The mission is active in causes to help the less fortunate. It raises money for charities, goes on mission trips, holds food drives and recently raised $10,000 for an adopted church in Uganda, she said.
Meg Fenu, a member of the mission, said she made the switch from St. Andrew’s Catholic Church earlier this year because the high school is closer to her home and she feels strongly about the mission’s initiatives.
I really believe in Mother Teresa, and I really believe in social justice.
Meg Fenu, a member of the Mother Teresa Catholic Mission
“I really believe in Mother Teresa, and I really believe in social justice,” she said.
The mission had been called the Green Hope Station until it was renamed earlier this year.
Burbidge, who met Mother Teresa, said he was pleased that she made the list of possible names submitted by the congregation.
“I was secretly hoping that St. Teresa of Calcutta was on the list,” he said.
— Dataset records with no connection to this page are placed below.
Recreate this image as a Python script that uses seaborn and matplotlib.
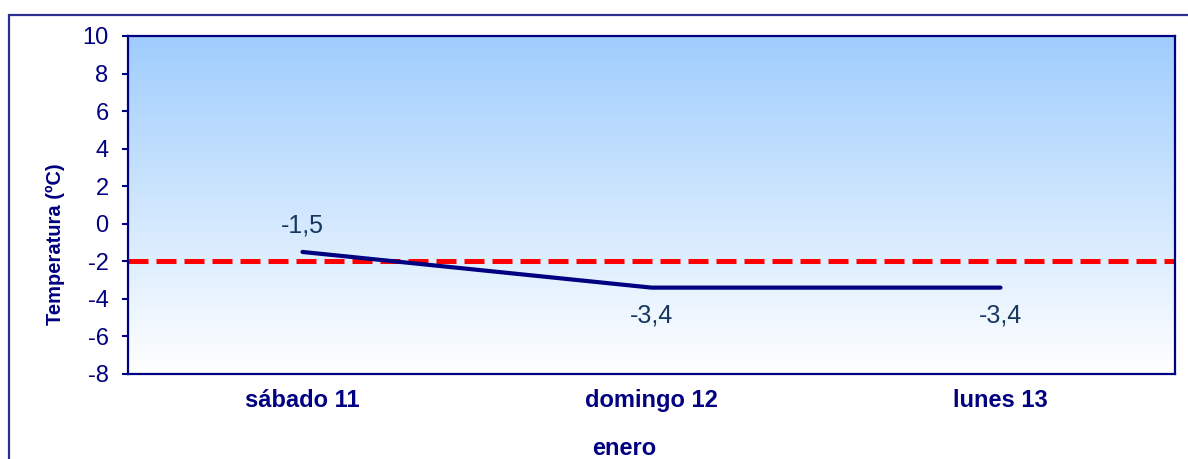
import matplotlib
matplotlib.use("Agg")
import matplotlib.pyplot as plt
import matplotlib.patches as mpatches
from matplotlib.colors import LinearSegmentedColormap
import numpy as np
import pandas as pd
import seaborn as sns

# Data
days = ["sábado 11", "domingo 12", "lunes 13"]
temps = [-1.5, -3.4, -3.4]
labels = ["-1,5", "-3,4", "-3,4"]
threshold = -2
y_ticks = [-8, -6, -4, -2, 0, 2, 4, 6, 8, 10]

navy = "#000080"
label_col = "#17375E"

sns.set_style("white")
plt.rcParams['font.family'] = ['Liberation Sans', 'DejaVu Sans']
plt.rcParams['axes.unicode_minus'] = False

fig = plt.figure(figsize=(11.88, 4.59), dpi=100)
ax = fig.add_axes([128 / 1188, 1 - 374 / 459, (1175 - 128) / 1188, (374 - 36) / 459])

# Outer chart border
fig.patches.append(mpatches.Rectangle((9 / 1188, -0.2), 1.2, 1.2 - 15 / 459,
                                      transform=fig.transFigure, fill=False,
                                      edgecolor="#2E2E8F", linewidth=1.6))

# Gradient background of the plot area
grad = LinearSegmentedColormap.from_list("bg", ["#FFFFFF", "#9FCDFD"])
ax.imshow(np.linspace(0, 1, 256).reshape(-1, 1), cmap=grad, aspect="auto",
          extent=[0, 1, 0, 1], transform=ax.transAxes, origin="lower", zorder=0)

df = pd.DataFrame({"dia": days, "temp": temps})
sns.lineplot(data=df, x="dia", y="temp", sort=False, color=navy, linewidth=3,
             solid_capstyle="round", ax=ax, zorder=3)

ax.axhline(threshold, color="#FF0000", linewidth=3.6, dashes=(4, 1.6), zorder=2)

for i, (v, t) in enumerate(zip(temps, labels)):
    off = 19 if i == 0 else -20
    ax.annotate(t, (i, v), xytext=(0, off), textcoords="offset points",
                ha="center", va="center", fontsize=18, color=label_col, zorder=4)

ax.set_xlim(-0.5, 2.5)
ax.set_ylim(-8, 10)
ax.set_yticks(y_ticks)
ax.tick_params(axis="y", direction="out", length=4, width=1.5, color=navy,
               labelsize=17, labelcolor=navy, pad=10, left=True)
ax.tick_params(axis="x", length=0, pad=11, labelsize=17, labelcolor=navy)
for lab in ax.get_xticklabels():
    lab.set_fontweight("bold")

for s in ax.spines.values():
    s.set_visible(True)
    s.set_color(navy)
    s.set_linewidth(1.6)

ax.set_xlabel("")
ax.set_ylabel("Temperatura (ºC)", fontsize=14.5, fontweight="bold", color=navy)
ax.yaxis.set_label_coords(-0.060, 0.385)
fig.text(624 / 1188, 1 - 455 / 459, "enero", fontsize=17, fontweight="bold",
         color=navy, ha="center", va="baseline")

fig.savefig("out.png", dpi=100)
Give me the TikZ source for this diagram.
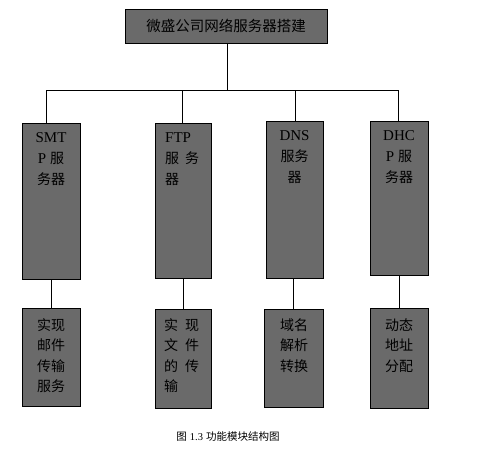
\documentclass[tikz,border=0pt]{standalone}
\usepackage{fontspec}
\setmainfont{Liberation Serif}
\newfontfamily\cjk{Noto Sans CJK SC}
\definecolor{boxgray}{HTML}{6A6A6A}
\tikzset{
  box/.style={draw=black, line width=0.9pt, fill=boxgray, inner sep=0pt},
  link/.style={draw=black, line width=0.8pt},
  btxt/.style={inner sep=0pt, font=\fontsize{15}{21}\selectfont, text=black},
  btxtb/.style={inner sep=0pt, font=\fontsize{14}{20.5}\selectfont\cjk, text=black}
}
\begin{document}
\begin{tikzpicture}[x=1pt,y=-1pt]
\useasboundingbox (0,0) rectangle (503,471);
% top box
\node[box, minimum width=202pt, minimum height=34pt] (top) at (226,26) {};
\node[inner sep=0pt, font=\fontsize{14.5}{16}\selectfont\cjk] (toptxt) at (226,26) {微盛公司网络服务器搭建};
% row 1 boxes
\node[box, minimum width=58pt, minimum height=156pt] (s1) at (51,201) {};
\node[box, minimum width=56pt, minimum height=155pt] (s2) at (183,200.5) {};
\node[box, minimum width=57pt, minimum height=157pt] (s3) at (294.5,199.5) {};
\node[box, minimum width=58pt, minimum height=154pt] (s4) at (399,198) {};
% row 2 boxes
\node[box, minimum width=58pt, minimum height=98pt] (f1) at (51,357) {};
\node[box, minimum width=56pt, minimum height=99pt] (f2) at (183,358.5) {};
\node[box, minimum width=59pt, minimum height=98pt] (f3) at (293.5,358) {};
\node[box, minimum width=58pt, minimum height=100pt] (f4) at (399,358) {};
% row 1 texts
\node[btxt, anchor=north, align=center] (t1) at (51,132) {SMT\\P {\cjk\fontsize{14}{21}\selectfont 服}\\{\cjk\fontsize{14}{21}\selectfont 务器}};
\node[btxt, anchor=north west, align=left] (t2) at (165,132) {FTP\\{\cjk\fontsize{14}{21}\selectfont 服\hspace{6pt}务}\\{\cjk\fontsize{14}{21}\selectfont 器}};
\node[btxt, anchor=north, align=center] (t3) at (294.5,130) {DNS\\{\cjk\fontsize{14}{21}\selectfont 服务}\\{\cjk\fontsize{14}{21}\selectfont 器}};
\node[btxt, anchor=north, align=center] (t4) at (399,130) {DHC\\P {\cjk\fontsize{14}{21}\selectfont 服}\\{\cjk\fontsize{14}{21}\selectfont 务器}};
% row 2 texts
\node[btxtb, anchor=north, align=center] (u1) at (51,318) {实现\\邮件\\传输\\服务};
\node[btxtb, anchor=north west, align=left] (u2) at (164,318) {实\hspace{7pt}现\\文\hspace{7pt}件\\的\hspace{7pt}传\\输};
\node[btxtb, anchor=north, align=center] (u3) at (294,318) {域名\\解析\\转换};
\node[btxtb, anchor=north, align=center] (u4) at (399,318) {动态\\地址\\分配};
% bus
\coordinate (busL) at (46.5,90);
\coordinate (busR) at (398,90);
\coordinate (busT) at (227,90);
\coordinate (b1) at (46.5,90);
\coordinate (b2) at (182,90);
\coordinate (b3) at (295,90);
\coordinate (b4) at (398,90);
\draw[link] (top.south -| busT) -- (busT);
\draw[link] (busL) -- (busR);
\draw[link] (b1) -- (b1 |- s1.north);
\draw[link] (b2) -- (b2 |- s2.north);
\draw[link] (b3) -- (b3 |- s3.north);
\draw[link] (b4) -- (b4 |- s4.north);
% row1 to row2
\coordinate (c1) at (51,0);
\coordinate (c2) at (183,0);
\coordinate (c3) at (293,0);
\coordinate (c4) at (399,0);
\draw[link] (c1 |- s1.south) -- (c1 |- f1.north);
\draw[link] (c2 |- s2.south) -- (c2 |- f2.north);
\draw[link] (c3 |- s3.south) -- (c3 |- f3.north);
\draw[link] (c4 |- s4.south) -- (c4 |- f4.north);
% caption
\node[inner sep=0pt, font=\fontsize{10.5}{12}\selectfont\cjk] (cap) at (228,437) {图\hspace{3pt}{\rmfamily 1.3}\hspace{3pt}功能模块结构图};
\end{tikzpicture}
\end{document}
Becoming an official mission is one of the last steps before a group can become an independent parish, because it allows a group to begin raising funds for its own church. Mother Teresa is one of 18 missions in the diocese, and probably one of the closest to becoming an independent parish, said Billy Atwell, a Diocese of Raleigh spokesman.
A piece of land on Yates Store Road, in the area where Wake meets Chatham County, has already been purchased to build the church.
The Diocese of Raleigh, which stretches from the coast to near Burlington, has also been growing quickly, Atwell said. The number of registered parishioners between 2000 and 2015 rose by nearly 80,000 to about 250,000.
Although finding churches for those new parishioners to worship can be can be complicated, having an influx of members is a good problem to have, Burbidge said. Some parts of the country are dealing with a decline of parishioners.
“In 10 years as the bishop here, I will soon dedicate my 15th new church, and I tell other bishops that and they’re somewhat in awe,” he said.